On startup, the accelerometer provides a vibration baseline value that can be saved in control memory. When real-time values eventually reach predetermined limits, the machine controls alert the operator that the situation needs to be evaluated. Of course, sudden severe changes in vibration can also alert operators to potential failures.
Technicians responding to both alarms may discover a simple fault, such as a loose mounting bolt, which may cause the pump or motor to move out of center. Re-centering the unit and tightening all mounting bolts may be the only actions needed. After the system restarts, real-time vibration readings will show whether the problem has been corrected.
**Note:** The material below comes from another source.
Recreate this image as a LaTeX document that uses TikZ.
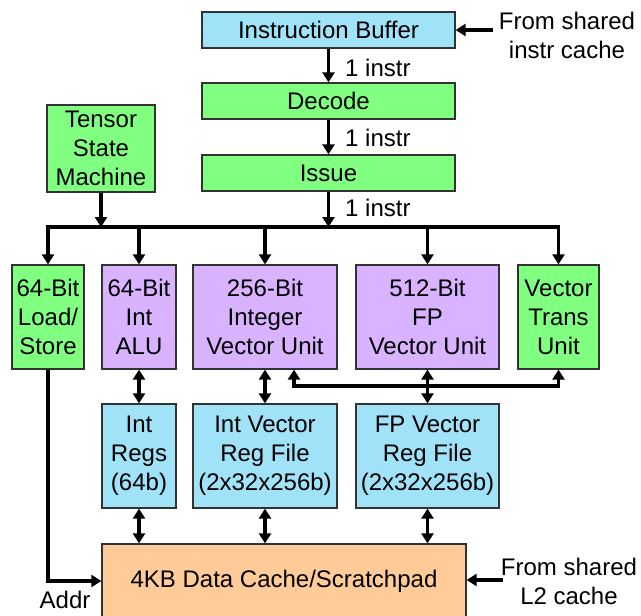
\documentclass[tikz,border=0pt]{standalone}
\usepackage{fontspec}
\setmainfont{Liberation Sans}
\usetikzlibrary{arrows.meta}
\definecolor{cblue}{RGB}{160,226,248}
\definecolor{cgreen}{RGB}{128,255,128}
\definecolor{cpurple}{RGB}{217,179,255}
\definecolor{corange}{RGB}{255,204,153}
\definecolor{cborder}{RGB}{50,50,50}
\begin{document}
\begin{tikzpicture}[x=1pt,y=-1pt,
  box/.style={draw=cborder, line width=1.3pt, inner sep=0pt, align=center,
    font=\fontsize{24}{29}\selectfont},
  lbl/.style={inner sep=0pt, align=center, font=\fontsize{24}{29}\selectfont},
  conn/.style={line width=3.5pt, line join=miter},
  arr/.style={conn, -{Triangle[length=10pt,width=12pt]}},
  dbl/.style={conn, {Triangle[length=10pt,width=12pt]}-{Triangle[length=10pt,width=12pt]}}
]
\useasboundingbox (0,0) rectangle (641,616);
% top pipeline
\node[box, fill=cblue, minimum width=253pt, minimum height=36pt] (ib) at (328.5,30) {Instruction Buffer};
\node[box, fill=cgreen, minimum width=253pt, minimum height=36pt] (dec) at (328.5,101) {Decode};
\node[box, fill=cgreen, minimum width=253pt, minimum height=36pt] (iss) at (328.5,173) {Issue};
\node[box, fill=cgreen, minimum width=108pt, minimum height=87pt] (tsm) at (101,148.5) {Tensor\\State\\Machine};
% units
\node[box, fill=cgreen, minimum width=72pt, minimum height=104pt] (ls) at (48,317) {64-Bit\\Load/\\Store};
\node[box, fill=cpurple, minimum width=74pt, minimum height=104pt] (alu) at (139,317) {64-Bit\\Int\\ALU};
\node[box, fill=cpurple, minimum width=144pt, minimum height=104pt] (ivu) at (265,317) {256-Bit\\Integer\\Vector Unit};
\node[box, fill=cpurple, minimum width=143pt, minimum height=104pt] (fpvu) at (427.5,317) {512-Bit\\FP\\Vector Unit};
\node[box, fill=cgreen, minimum width=81pt, minimum height=104pt] (vt) at (558.5,317) {Vector\\Trans\\Unit};
% register files
\node[box, fill=cblue, minimum width=74pt, minimum height=104pt] (ireg) at (139,456) {Int\\Regs\\(64b)};
\node[box, fill=cblue, minimum width=144pt, minimum height=104pt] (ivrf) at (265,456) {Int Vector\\Reg File\\(2x32x256b)};
\node[box, fill=cblue, minimum width=143pt, minimum height=104pt] (fprf) at (427.5,456) {FP Vector\\Reg File\\(2x32x256b)};
% cache
\node[box, fill=corange, minimum width=364pt, minimum height=74pt] (cache) at (284,581) {4KB Data Cache/Scratchpad};
% labels
\node[lbl, anchor=west] (l1) at (345,68) {1 instr};
\node[lbl, anchor=west] (l2) at (345,138) {1 instr};
\node[lbl, anchor=west] (l3) at (345,208) {1 instr};
\node[lbl] (src1t) at (567,35) {From shared\\instr cache};
\node[lbl] (src2t) at (569,581) {From shared\\L2 cache};
\node[lbl] (addr) at (65,600) {Addr};
% coordinates
\coordinate (bus) at (0,227);
\coordinate (src1) at (493,30);
\coordinate (src2) at (503,580);
\coordinate (h1) at (294,386);
% pipeline arrows
\draw[arr] (src1) -- (ib.east);
\draw[arr] (ib.south) -- (dec.north);
\draw[arr] (dec.south) -- (iss.north);
\draw[arr] (iss.south) -- (iss.south |- bus);
\draw[arr] (tsm.south) -- (tsm.south |- bus);
% bus
\draw[arr] (ivu.north |- bus) -- (ls.north |- bus) -- (ls.north);
\draw[arr] (ivu.north |- bus) -- (vt.north |- bus) -- (vt.north);
\draw[arr] (alu.north |- bus) -- (alu.north);
\draw[arr] (ivu.north |- bus) -- (ivu.north);
\draw[arr] (fpvu.north |- bus) -- (fpvu.north);
% unit <-> regs
\draw[dbl] (alu.south) -- (ireg.north);
\draw[dbl] (ivu.south) -- (ivrf.north);
\draw[dbl] (ivu.south -| h1) -- (h1) -- (vt.south |- h1) -- (vt.south);
\draw[dbl] (fpvu.south) -- (fprf.north);
% regs <-> cache
\draw[dbl] (ireg.south) -- (ireg.south |- cache.north);
\draw[dbl] (ivrf.south) -- (ivrf.south |- cache.north);
\draw[dbl] (fprf.south) -- (fprf.south |- cache.north);
% load/store address
\draw[arr] (ls.south) -- (ls.south |- cache.west) -- (cache.west);
\draw[arr] (src2) -- (src2 -| cache.east);
\end{tikzpicture}
\end{document}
However, if the pump or motor bearings are damaged, further corrective action may still be required. But again, because the sensors provide early warning of potential problems, they can be assessed and downtime postponed until the end of a shift, when a shutdown is planned, or when production is moved to other pumps or systems.
More than just Automation & Reliability
Sensors are strategically placed throughout the system and are often used to provide automated control, support operations and predictive maintenance. And they can also take a closer look at how the system is operating so they can optimize it, making the overall system more energy efficient.
In fact, applying this strategy to an existing system can reduce energy consumption by exposing pumps or components that have significant room for improvement.